UBS to plead guilty on Libor, fined by Fed in currency probe

UBS to plead guilty on Libor, fined by Fed in currency probe

[ZURICH] UBS Group AG said its main unit will plead guilty to fraud in the US for manipulating benchmark interest rates and pay US$203 million in fresh fines after the Swiss bank violated an agreement that had allowed it to avoid prosecution.
UBS received conditional immunity in a related US antitrust probe into currency rigging, the bank said in statement Wednesday, avoiding more fines as a reward for cooperating with authorities. However it will pay US$342 million to the Federal Reserve and undertake remedial measures in connection with foreign exchange misconduct.
The currency investigation led the US Justice Department to scrap a 2012 non-prosecution agreement with UBS that was designed to settle an earlier probe into the rigging of the London interbank offered rate, or Libor. The deal was conditional on the bank not committing further US crimes during the next two years. The foreign exchange probe began less than a year later.
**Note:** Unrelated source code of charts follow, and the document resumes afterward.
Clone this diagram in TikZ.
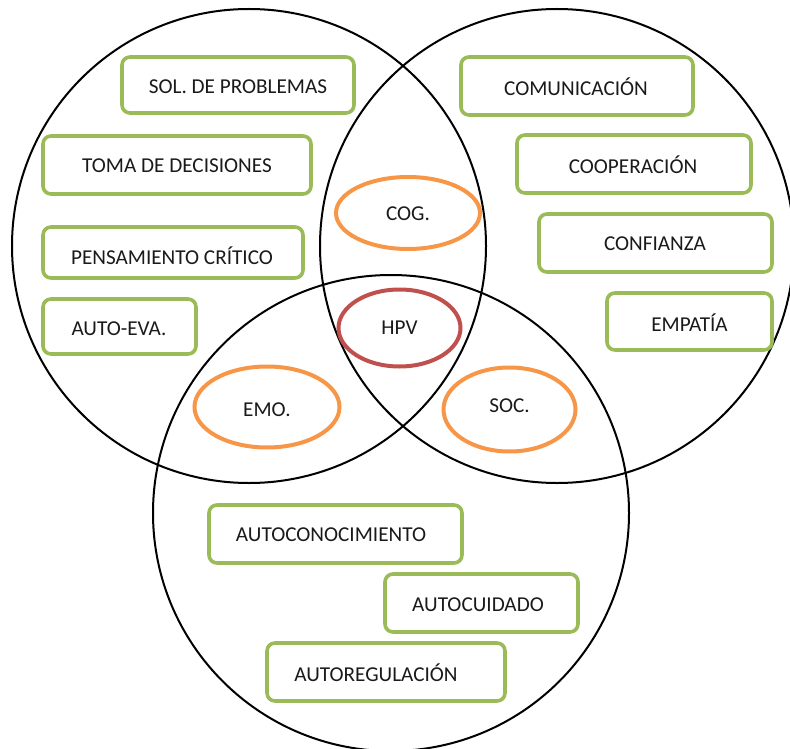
\documentclass[tikz,border=0pt]{standalone}
\usepackage{fontspec}
\setmainfont{Carlito}
\usetikzlibrary{shapes.geometric}
\definecolor{boxgreen}{HTML}{9BBB59}
\definecolor{ellorange}{HTML}{F79646}
\definecolor{ellred}{HTML}{C0504D}
\definecolor{txt}{HTML}{1A1A1A}
\begin{document}
\begin{tikzpicture}[x=1pt,y=-1pt,
  ring/.style={draw=black,line width=2pt},
  skill/.style={draw=boxgreen,line width=3.6pt,rounded corners=8pt,fill=white},
  lbl/.style={text=txt,font=\fontsize{21.2}{25}\selectfont,inner sep=0pt},
  area/.style={draw=ellorange,line width=4pt},
  core/.style={draw=ellred,line width=4pt}]
\useasboundingbox (0,0) rectangle (790,749);
% three circles
\draw[ring] (249,246) circle[radius=237];
\draw[ring] (557,246) circle[radius=237];
\draw[ring] (391,513) circle[radius=238];
% green boxes (left)
\draw[skill] (122,57) rectangle (354,113);
\node[lbl] (solp) at (238,87) {SOL. DE PROBLEMAS};
\draw[skill] (43,136) rectangle (311,194);
\node[lbl] (toma) at (177,166) {TOMA DE DECISIONES};
\draw[skill] (43,227) rectangle (303,278);
\node[lbl] (pens) at (172,256) {PENSAMIENTO CRÍTICO};
\draw[skill] (43,299) rectangle (196,354);
\node[lbl] (auto) at (119,329) {AUTO-EVA.};
% green boxes (right)
\draw[skill] (461,57) rectangle (693,115);
\node[lbl] (comu) at (576,87) {COMUNICACIÓN};
\draw[skill] (517,135) rectangle (751,193);
\node[lbl] (coop) at (633,165) {COOPERACIÓN};
\draw[skill] (539,214) rectangle (772,272);
\node[lbl] (conf) at (655,244) {CONFIANZA};
\draw[skill] (607,293) rectangle (772,350);
\node[lbl] (empa) at (689.5,323) {EMPATÍA};
% green boxes (bottom)
\draw[skill] (209,505) rectangle (462,563);
\node[lbl] (acon) at (331,535) {AUTOCONOCIMIENTO};
\draw[skill] (385,574) rectangle (578,632);
\node[lbl] (acui) at (478,605) {AUTOCUIDADO};
\draw[skill] (267,643) rectangle (505,701);
\node[lbl] (areg) at (376,673) {AUTOREGULACIÓN};
% ellipses
\draw[area] (408,213) ellipse[x radius=72,y radius=36];
\node[lbl] (cog) at (408,214) {COG.};
\draw[core] (399.5,328) ellipse[x radius=61,y radius=38.5];
\node[lbl] (hpv) at (399.5,328) {HPV};
\draw[area] (267,407) ellipse[x radius=72.5,y radius=40.5];
\node[lbl] (emo) at (267,410) {EMO.};
\draw[area] (509.5,409.5) ellipse[x radius=66,y radius=42];
\node[lbl] (soc) at (509.5,406) {SOC.};
\end{tikzpicture}
\end{document}
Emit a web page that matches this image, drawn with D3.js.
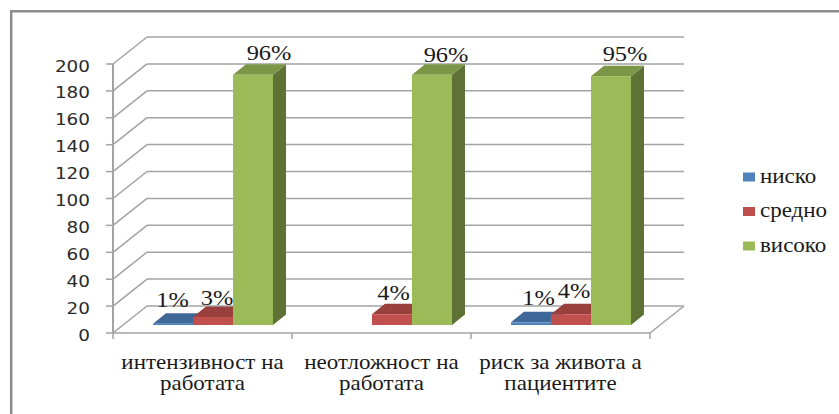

It's the first time the Justice Department has scrapped a non-prosecution agreement in the banking industry and signals its determination to crack down on repeat offenders.
UBS is the first of five global banks expected to announce settlements Wednesday with US authorities over allegations of manipulating foreign exchange rates, people with knowledge of the discussions have said.
Citigroup Inc, JPMorgan Chase & Co, Barclays Plc and Royal Bank of Scotland Group Plc will probably enter pleas related to antitrust violations, the people said.
The Libor and currency probes were two of the biggest legal threats UBS faced as it scales back activities in investment banking, the business that led prosecutors to its doorstep. The additional US$203 million fine brings UBS's bill to about US$1.7 billion in the Libor case. UBS has already paid about US$800 million to US, UK and Swiss regulators over its role in rigging foreign exchange rates.
The Justice Department has come under criticism in recent years for the deferred- and non-prosecution agreements it has reached with banks, with lawmakers and other critics saying the deals weren't an adequate deterrent. The government counters that the agreements lead to oversight and cooperation that otherwise wouldn't be possible.